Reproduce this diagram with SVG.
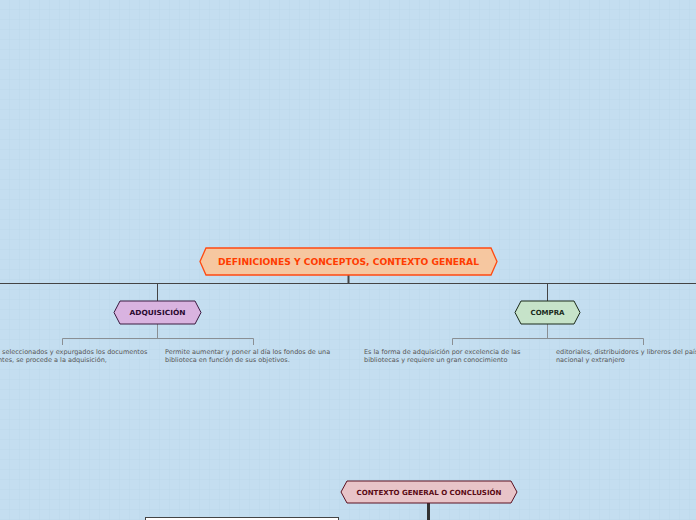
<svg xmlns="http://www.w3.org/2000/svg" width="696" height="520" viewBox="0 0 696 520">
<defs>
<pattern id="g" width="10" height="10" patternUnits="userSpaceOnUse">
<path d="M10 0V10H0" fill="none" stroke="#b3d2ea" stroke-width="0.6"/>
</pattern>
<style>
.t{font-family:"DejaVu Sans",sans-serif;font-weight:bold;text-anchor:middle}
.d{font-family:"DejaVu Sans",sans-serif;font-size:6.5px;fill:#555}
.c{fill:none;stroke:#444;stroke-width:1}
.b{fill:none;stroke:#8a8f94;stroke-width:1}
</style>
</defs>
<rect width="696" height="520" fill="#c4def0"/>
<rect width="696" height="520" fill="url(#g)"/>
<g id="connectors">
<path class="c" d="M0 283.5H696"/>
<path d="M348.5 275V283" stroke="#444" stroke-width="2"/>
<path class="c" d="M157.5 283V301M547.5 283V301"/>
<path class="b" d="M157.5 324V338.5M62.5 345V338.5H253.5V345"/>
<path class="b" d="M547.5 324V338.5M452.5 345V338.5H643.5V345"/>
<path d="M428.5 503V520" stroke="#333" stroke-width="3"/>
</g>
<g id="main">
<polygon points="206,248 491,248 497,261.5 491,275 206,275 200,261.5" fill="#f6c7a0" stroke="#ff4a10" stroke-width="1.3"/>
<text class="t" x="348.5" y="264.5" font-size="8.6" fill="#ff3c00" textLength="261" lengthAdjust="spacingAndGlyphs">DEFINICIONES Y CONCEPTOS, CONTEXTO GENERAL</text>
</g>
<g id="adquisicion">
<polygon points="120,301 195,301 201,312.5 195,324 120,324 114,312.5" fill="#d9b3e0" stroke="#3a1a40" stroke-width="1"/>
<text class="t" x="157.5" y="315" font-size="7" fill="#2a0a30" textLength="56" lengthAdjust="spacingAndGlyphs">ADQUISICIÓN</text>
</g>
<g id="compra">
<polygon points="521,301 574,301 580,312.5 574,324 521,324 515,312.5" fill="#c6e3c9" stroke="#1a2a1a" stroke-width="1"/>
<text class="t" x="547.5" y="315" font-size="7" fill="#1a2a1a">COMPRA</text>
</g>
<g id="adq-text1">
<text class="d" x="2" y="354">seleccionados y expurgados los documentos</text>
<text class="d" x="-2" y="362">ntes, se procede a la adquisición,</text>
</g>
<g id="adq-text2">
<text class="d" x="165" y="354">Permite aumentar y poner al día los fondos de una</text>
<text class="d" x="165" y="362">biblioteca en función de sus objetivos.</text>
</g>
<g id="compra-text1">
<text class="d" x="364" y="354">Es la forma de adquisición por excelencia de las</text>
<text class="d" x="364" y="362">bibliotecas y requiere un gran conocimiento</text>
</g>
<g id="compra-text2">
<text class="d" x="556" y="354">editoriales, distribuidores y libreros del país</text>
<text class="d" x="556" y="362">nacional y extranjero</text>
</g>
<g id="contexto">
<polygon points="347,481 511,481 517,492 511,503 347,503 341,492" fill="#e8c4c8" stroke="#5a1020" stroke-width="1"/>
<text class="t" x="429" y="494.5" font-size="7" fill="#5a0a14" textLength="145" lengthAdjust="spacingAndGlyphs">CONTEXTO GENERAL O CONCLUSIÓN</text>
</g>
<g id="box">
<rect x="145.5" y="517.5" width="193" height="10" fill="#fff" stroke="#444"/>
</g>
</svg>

Stated problem — Each line above is to be copied verbatim. Drop any image from the copy.

Response to this exercise —
Reproduce this diagram with SVG.
<svg xmlns="http://www.w3.org/2000/svg" width="696" height="520" viewBox="0 0 696 520">
<defs>
<pattern id="g" width="10" height="10" patternUnits="userSpaceOnUse">
<path d="M10 0V10H0" fill="none" stroke="#b3d2ea" stroke-width="0.6"/>
</pattern>
<style>
.t{font-family:"DejaVu Sans",sans-serif;font-weight:bold;text-anchor:middle}
.d{font-family:"DejaVu Sans",sans-serif;font-size:6.5px;fill:#555}
.c{fill:none;stroke:#444;stroke-width:1}
.b{fill:none;stroke:#8a8f94;stroke-width:1}
</style>
</defs>
<rect width="696" height="520" fill="#c4def0"/>
<rect width="696" height="520" fill="url(#g)"/>
<g id="connectors">
<path class="c" d="M0 283.5H696"/>
<path d="M348.5 275V283" stroke="#444" stroke-width="2"/>
<path class="c" d="M157.5 283V301M547.5 283V301"/>
<path class="b" d="M157.5 324V338.5M62.5 345V338.5H253.5V345"/>
<path class="b" d="M547.5 324V338.5M452.5 345V338.5H643.5V345"/>
<path d="M428.5 503V520" stroke="#333" stroke-width="3"/>
</g>
<g id="main">
<polygon points="206,248 491,248 497,261.5 491,275 206,275 200,261.5" fill="#f6c7a0" stroke="#ff4a10" stroke-width="1.3"/>
<text class="t" x="348.5" y="264.5" font-size="8.6" fill="#ff3c00" textLength="261" lengthAdjust="spacingAndGlyphs">DEFINICIONES Y CONCEPTOS, CONTEXTO GENERAL</text>
</g>
<g id="adquisicion">
<polygon points="120,301 195,301 201,312.5 195,324 120,324 114,312.5" fill="#d9b3e0" stroke="#3a1a40" stroke-width="1"/>
<text class="t" x="157.5" y="315" font-size="7" fill="#2a0a30" textLength="56" lengthAdjust="spacingAndGlyphs">ADQUISICIÓN</text>
</g>
<g id="compra">
<polygon points="521,301 574,301 580,312.5 574,324 521,324 515,312.5" fill="#c6e3c9" stroke="#1a2a1a" stroke-width="1"/>
<text class="t" x="547.5" y="315" font-size="7" fill="#1a2a1a">COMPRA</text>
</g>
<g id="adq-text1">
<text class="d" x="2" y="354">seleccionados y expurgados los documentos</text>
<text class="d" x="-2" y="362">ntes, se procede a la adquisición,</text>
</g>
<g id="adq-text2">
<text class="d" x="165" y="354">Permite aumentar y poner al día los fondos de una</text>
<text class="d" x="165" y="362">biblioteca en función de sus objetivos.</text>
</g>
<g id="compra-text1">
<text class="d" x="364" y="354">Es la forma de adquisición por excelencia de las</text>
<text class="d" x="364" y="362">bibliotecas y requiere un gran conocimiento</text>
</g>
<g id="compra-text2">
<text class="d" x="556" y="354">editoriales, distribuidores y libreros del país</text>
<text class="d" x="556" y="362">nacional y extranjero</text>
</g>
<g id="contexto">
<polygon points="347,481 511,481 517,492 511,503 347,503 341,492" fill="#e8c4c8" stroke="#5a1020" stroke-width="1"/>
<text class="t" x="429" y="494.5" font-size="7" fill="#5a0a14" textLength="145" lengthAdjust="spacingAndGlyphs">CONTEXTO GENERAL O CONCLUSIÓN</text>
</g>
<g id="box">
<rect x="145.5" y="517.5" width="193" height="10" fill="#fff" stroke="#444"/>
</g>
</svg>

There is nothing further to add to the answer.